The lone voice of horticultural reason

“A compost bin should be placed in sunny or semi-sunny areas, so it gets light.”

I heard this myth over 30 years ago, when I attended a community education gardening class. Tucked it away. Kept it in mind. When I built my first compost bin, I astutely placed it in my back yard where it would get some late afternoon sun. I ruled out placing it deep in a back corner, where it would be less noticeable. Too shady.

Turns out it’s false.

Heat and light from the sun don’t break down organic materials into compost. Living organisms create heat as a byproduct when they do the breaking down (eating) of the material. Give them food and air, and their population grows prodigiously.
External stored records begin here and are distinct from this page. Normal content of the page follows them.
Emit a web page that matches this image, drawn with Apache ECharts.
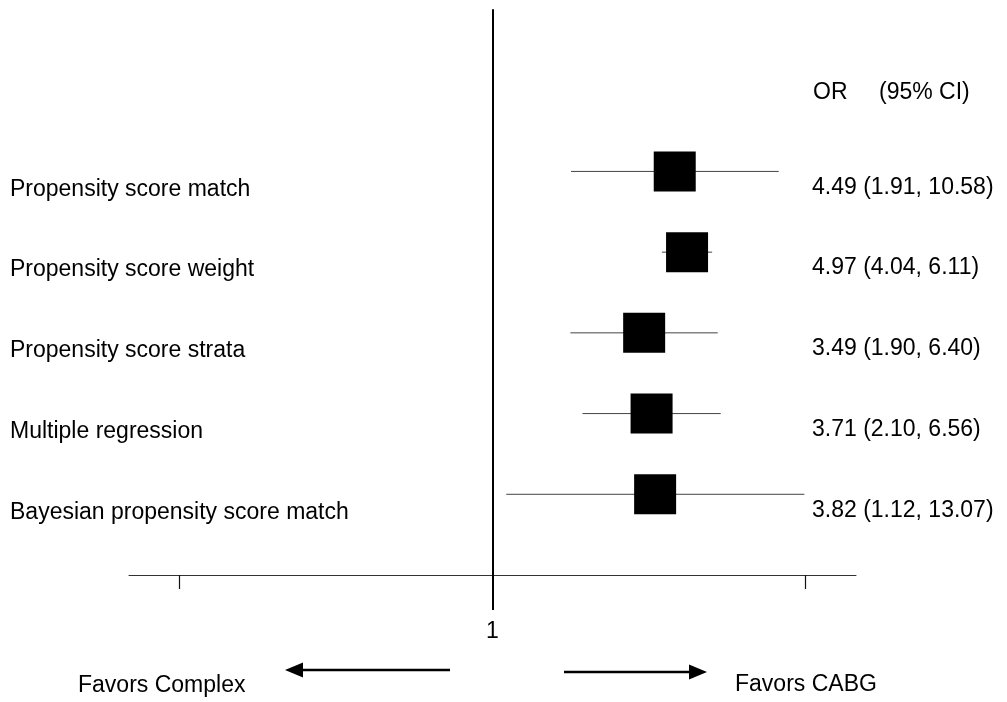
<!DOCTYPE html>
<html>
<head>
<meta charset="utf-8">
<script src="https://cdn.jsdelivr.net/npm/echarts@6/dist/echarts.min.js"></script>
<style>
html,body{margin:0;padding:0;background:#fff;}
#chart{width:1007px;height:702px;}
</style>
</head>
<body>
<div id="chart"></div>
<script>
// ---- data ----
const methods = [
  'Propensity score match',
  'Propensity score weight',
  'Propensity score strata',
  'Multiple regression',
  'Bayesian propensity score match'
];
const orValues = [4.49, 4.97, 3.49, 3.71, 3.82];
const ciLower  = [1.91, 4.04, 1.90, 2.10, 1.12];
const ciUpper  = [10.58, 6.11, 6.40, 6.56, 13.07];
const axisRangeOR = [0.05, 20];
const sideTickOR = [1 / 13.2, 13.2];
const refOR = [1];

const FONT = '"Liberation Sans", Arial, Helvetica, sans-serif';
const ln = Math.log;

const seriesData = methods.map((m, i) => [ln(orValues[i]), i, ln(ciLower[i]), ln(ciUpper[i])]);

const chart = echarts.init(document.getElementById('chart'), null, {renderer: 'canvas'});

const xBase = {
  type: 'value',
  gridIndex: 0,
  min: ln(axisRangeOR[0]),
  max: ln(axisRangeOR[1]),
  position: 'bottom',
  splitLine: {show: false}
};

chart.setOption({
  animation: false,
  backgroundColor: '#fff',
  grid: {left: 129, right: 151, top: 10, bottom: 127, containLabel: false},
  xAxis: [
    Object.assign({}, xBase, {
      axisLine: {show: true, onZero: false, lineStyle: {color: '#333', width: 1}},
      axisTick: {show: true, inside: false, length: 14, customValues: sideTickOR.map(ln), lineStyle: {color: '#111', width: 1.2}},
      axisLabel: {show: false}
    }),
    Object.assign({}, xBase, {
      axisLine: {show: false, onZero: false},
      axisTick: {show: true, length: 35, customValues: refOR.map(ln), lineStyle: {color: '#000', width: 2}},
      axisLabel: {
        show: true, margin: 45, customValues: refOR.map(ln),
        formatter: v => String(Math.round(Math.exp(v))),
        fontSize: 23, color: '#000', fontFamily: FONT
      }
    })
  ],
  yAxis: {
    type: 'value',
    inverse: true,
    min: -2,
    max: 5,
    axisLine: {show: true, onZero: true, lineStyle: {color: '#000', width: 2}},
    axisTick: {show: false},
    axisLabel: {show: false},
    splitLine: {show: false}
  },
  series: [{
    type: 'custom',
    xAxisIndex: 0,
    yAxisIndex: 0,
    clip: false,
    encode: {x: [0, 2, 3], y: 1},
    data: seriesData,
    renderItem: (params, api) => {
      const i = params.dataIndex;
      const row = api.value(1);
      const pC = api.coord([api.value(0), row]);
      const pL = api.coord([api.value(2), row]);
      const pH = api.coord([api.value(3), row]);
      const label = orValues[i].toFixed(2) + ' (' + ciLower[i].toFixed(2) + ', ' + ciUpper[i].toFixed(2) + ')';
      return {
        type: 'group',
        children: [
          {type: 'line', shape: {x1: pL[0], y1: pL[1], x2: pH[0], y2: pH[1]},
           style: {stroke: '#444', lineWidth: 1}},
          {type: 'rect', shape: {x: pC[0] - 21, y: pC[1] - 20, width: 42, height: 40},
           style: {fill: '#000'}},
          {type: 'text', x: 10, y: pC[1] + 18,
           style: {text: methods[i], fontSize: 23, fontFamily: FONT, fill: '#000', align: 'left', verticalAlign: 'middle'}},
          {type: 'text', x: 812, y: pC[1] + 16,
           style: {text: label, fontSize: 23, fontFamily: FONT, fill: '#000', align: 'left', verticalAlign: 'middle'}}
        ]
      };
    }
  }],
  graphic: [
    {type: 'text', left: 813, top: 81, style: {text: 'OR', fontSize: 23, fontFamily: FONT, fill: '#000'}},
    {type: 'text', left: 879, top: 81, style: {text: '(95% CI)', fontSize: 23, fontFamily: FONT, fill: '#000'}},
    {type: 'text', left: 78, top: 674, style: {text: 'Favors Complex', fontSize: 23, fontFamily: FONT, fill: '#000'}},
    {type: 'text', left: 735, top: 673, style: {text: 'Favors CABG', fontSize: 23, fontFamily: FONT, fill: '#000'}},
    {type: 'line', shape: {x1: 450, y1: 670, x2: 300, y2: 670}, style: {stroke: '#000', lineWidth: 2.5}},
    {type: 'polygon', shape: {points: [[285, 670], [303, 662.5], [303, 677.5]]}, style: {fill: '#000'}},
    {type: 'line', shape: {x1: 564, y1: 672, x2: 692, y2: 672}, style: {stroke: '#000', lineWidth: 2.5}},
    {type: 'polygon', shape: {points: [[707, 672], [689, 664.5], [689, 679.5]]}, style: {fill: '#000'}}
  ]
});
</script>
</body>
</html>
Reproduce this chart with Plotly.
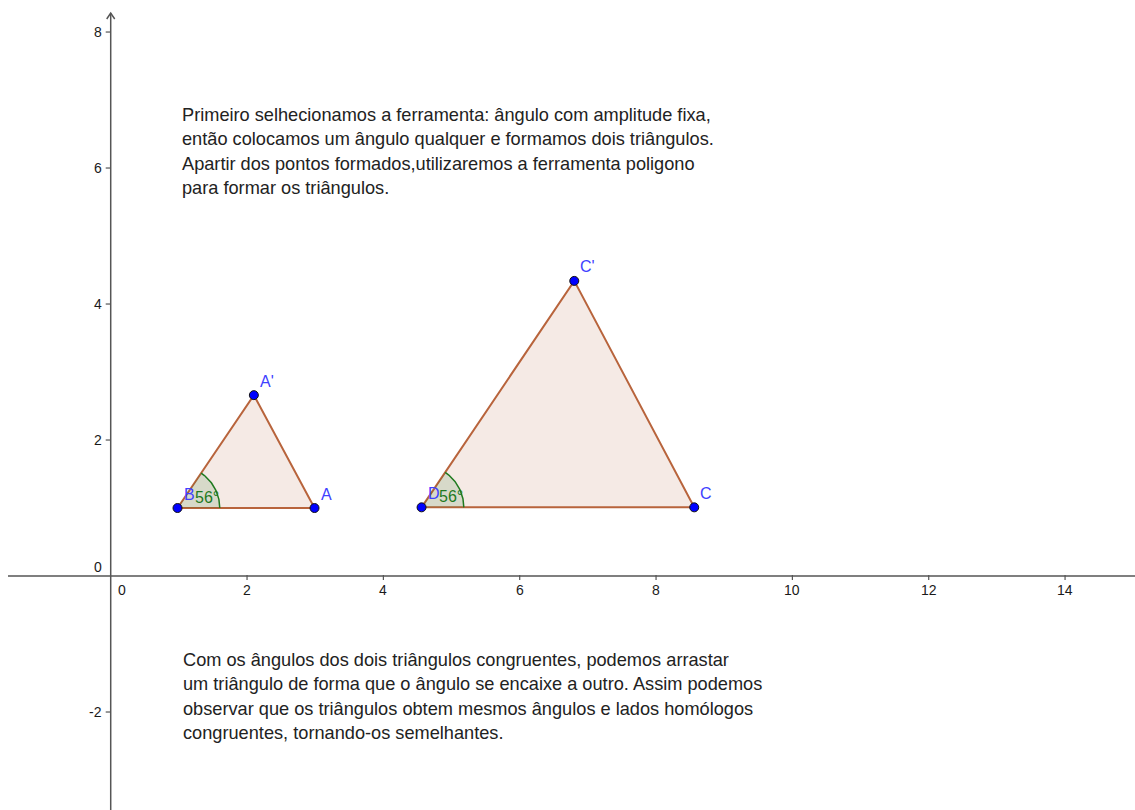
import math
import plotly.graph_objects as go

# ---------------- data ----------------
point_names = ["B", "A", "A'", "D", "C", "C'"]
point_x = [0.98, 2.99, 2.10, 4.56, 8.56, 6.80]
point_y = [1.00, 1.00, 2.66, 1.01, 1.01, 4.34]

small_triangle = ["B", "A", "A'"]
big_triangle = ["D", "C", "C'"]

angle_deg = 56
angle_vertices = ["B", "D"]

x_ticks = [0, 2, 4, 6, 8, 10, 12, 14]
y_ticks = [-2, 0, 2, 4, 6, 8]

x_range = [-1.624, 15.026]
y_range = [-3.441, 8.471]

top_text = [
    "Primeiro selhecionamos a ferramenta: ângulo com amplitude fixa,",
    "então colocamos um ângulo qualquer e formamos dois triângulos.",
    "Apartir dos pontos formados,utilizaremos a ferramenta poligono",
    "para formar os triângulos.",
]
bottom_text = [
    "Com os ângulos dos dois triângulos congruentes, podemos arrastar",
    "um triângulo de forma que o ângulo se encaixe a outro. Assim podemos",
    "observar que os triângulos obtem mesmos ângulos e lados homólogos",
    "congruentes, tornando-os semelhantes.",
]

# ---------------- styles ----------------
W, H = 1135, 810
FONT = "Liberation Sans, Arial, sans-serif"
AXIS_COL = "#555555"
POLY_FILL = "rgba(153,51,0,0.10)"
POLY_LINE = "#b8643c"
PT_COL = "#0000ff"
LBL_COL = "#4040ff"
ANG_COL = "#1f7a1f"
ANG_FILL = "rgba(0,100,0,0.12)"
TXT_COL = "#222222"

pts = {n: (x, y) for n, x, y in zip(point_names, point_x, point_y)}

fig = go.Figure()

# triangles
for tri in (small_triangle, big_triangle):
    xs = [pts[n][0] for n in tri] + [pts[tri[0]][0]]
    ys = [pts[n][1] for n in tri] + [pts[tri[0]][1]]
    fig.add_trace(go.Scatter(x=xs, y=ys, mode="lines", fill="toself",
                             fillcolor=POLY_FILL,
                             line=dict(color=POLY_LINE, width=2),
                             hoverinfo="skip", showlegend=False))

# angle sectors
r = 0.62
for v in angle_vertices:
    cx, cy = pts[v]
    n = 40
    ax = [cx] + [cx + r * math.cos(math.radians(angle_deg * i / n)) for i in range(n + 1)] + [cx]
    ay = [cy] + [cy + r * math.sin(math.radians(angle_deg * i / n)) for i in range(n + 1)] + [cy]
    fig.add_trace(go.Scatter(x=ax, y=ay, mode="lines", fill="toself",
                             fillcolor=ANG_FILL, line=dict(width=0, color=ANG_COL),
                             hoverinfo="skip", showlegend=False))
    fig.add_trace(go.Scatter(x=ax[1:-1], y=ay[1:-1], mode="lines",
                             line=dict(color=ANG_COL, width=1.5),
                             hoverinfo="skip", showlegend=False))
    fig.add_annotation(x=cx, y=cy, text=f"{angle_deg}°", showarrow=False,
                       xanchor="left", yanchor="middle", xshift=15, yshift=11,
                       font=dict(family=FONT, size=16, color=ANG_COL))

# points
fig.add_trace(go.Scatter(x=point_x, y=point_y, mode="markers",
                         marker=dict(size=9, color=PT_COL, line=dict(color="#111111", width=1)),
                         hoverinfo="skip", showlegend=False))
for n, x, y in zip(point_names, point_x, point_y):
    fig.add_annotation(x=x, y=y, text=n, showarrow=False, xanchor="left",
                       yanchor="middle", xshift=4, yshift=14,
                       font=dict(family=FONT, size=16, color=LBL_COL))

# axes
fig.add_shape(type="line", x0=-1.507, x1=x_range[1], y0=0, y1=0,
              line=dict(color=AXIS_COL, width=1.5), layer="below")
fig.add_shape(type="line", x0=0, x1=0, y0=y_range[0], y1=8.28,
              line=dict(color=AXIS_COL, width=1.5), layer="below")
fig.add_shape(type="path", xref="x", yref="y", xsizemode="pixel", ysizemode="pixel",
              xanchor=0, yanchor=8.28, path="M-4,-6 L0,0 L4,-6",
              line=dict(color=AXIS_COL, width=1.5))

for t in x_ticks:
    if t != 0:
        fig.add_shape(type="line", xref="x", yref="y", ysizemode="pixel", yanchor=0,
                      x0=t, x1=t, y0=-4, y1=1, line=dict(color=AXIS_COL, width=1.2))
    fig.add_annotation(x=t, y=0, text=str(t), showarrow=False, xanchor="center",
                       yanchor="middle", yshift=-14, xshift=(11 if t == 0 else 0),
                       font=dict(family=FONT, size=14, color="#1a1a1a"))
for t in y_ticks:
    if t != 0:
        fig.add_shape(type="line", xref="x", yref="y", xsizemode="pixel", xanchor=0,
                      x0=-5, x1=0, y0=t, y1=t, line=dict(color=AXIS_COL, width=1.2))
    fig.add_annotation(x=0, y=t, text=str(t), showarrow=False, xanchor="right",
                       yanchor="middle", xshift=-7, yshift=(9 if t == 0 else 0),
                       font=dict(family=FONT, size=14, color="#1a1a1a"))

# text blocks
for i, line in enumerate(top_text):
    fig.add_annotation(xref="paper", yref="paper", x=180 / W, y=1 - (115 + 24.3 * i) / H,
                       text=line, showarrow=False, xanchor="left", yanchor="middle",
                       font=dict(family=FONT, size=18.2, color=TXT_COL))
for i, line in enumerate(bottom_text):
    fig.add_annotation(xref="paper", yref="paper", x=181 / W, y=1 - (660 + 24.3 * i) / H,
                       text=line, showarrow=False, xanchor="left", yanchor="middle",
                       font=dict(family=FONT, size=18.2, color=TXT_COL))

fig.update_layout(
    width=W, height=H, margin=dict(l=0, r=0, t=0, b=0),
    paper_bgcolor="white", plot_bgcolor="white",
    xaxis=dict(range=x_range, visible=False, fixedrange=True),
    yaxis=dict(range=y_range, visible=False, fixedrange=True),
    showlegend=False,
)

fig.write_html("out.html", config={"displayModeBar": False},
               post_script="document.body.style.margin='0';document.body.style.overflow='hidden';")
A clear plastic lid on a compost bin does more harm than good.

This truth came to, uh, light, in a university paper that made reference to an online plan for building a compost bin that included a clear plastic lid on hinges. The inventor noted that the lid allows essential sunlight to enter, plus retains heat.

What the lid did, upon testing, was cause the compost to retain too much moisture, slowing down the composting process, while increasing the crop of weeds germinating from seed in the top layer of organic material. One was building, in effect, a greenhouse.

A compost bin in a shady spot will produce finished compost just as readily as one in full or part sun. A lid of any kind offers no benefit.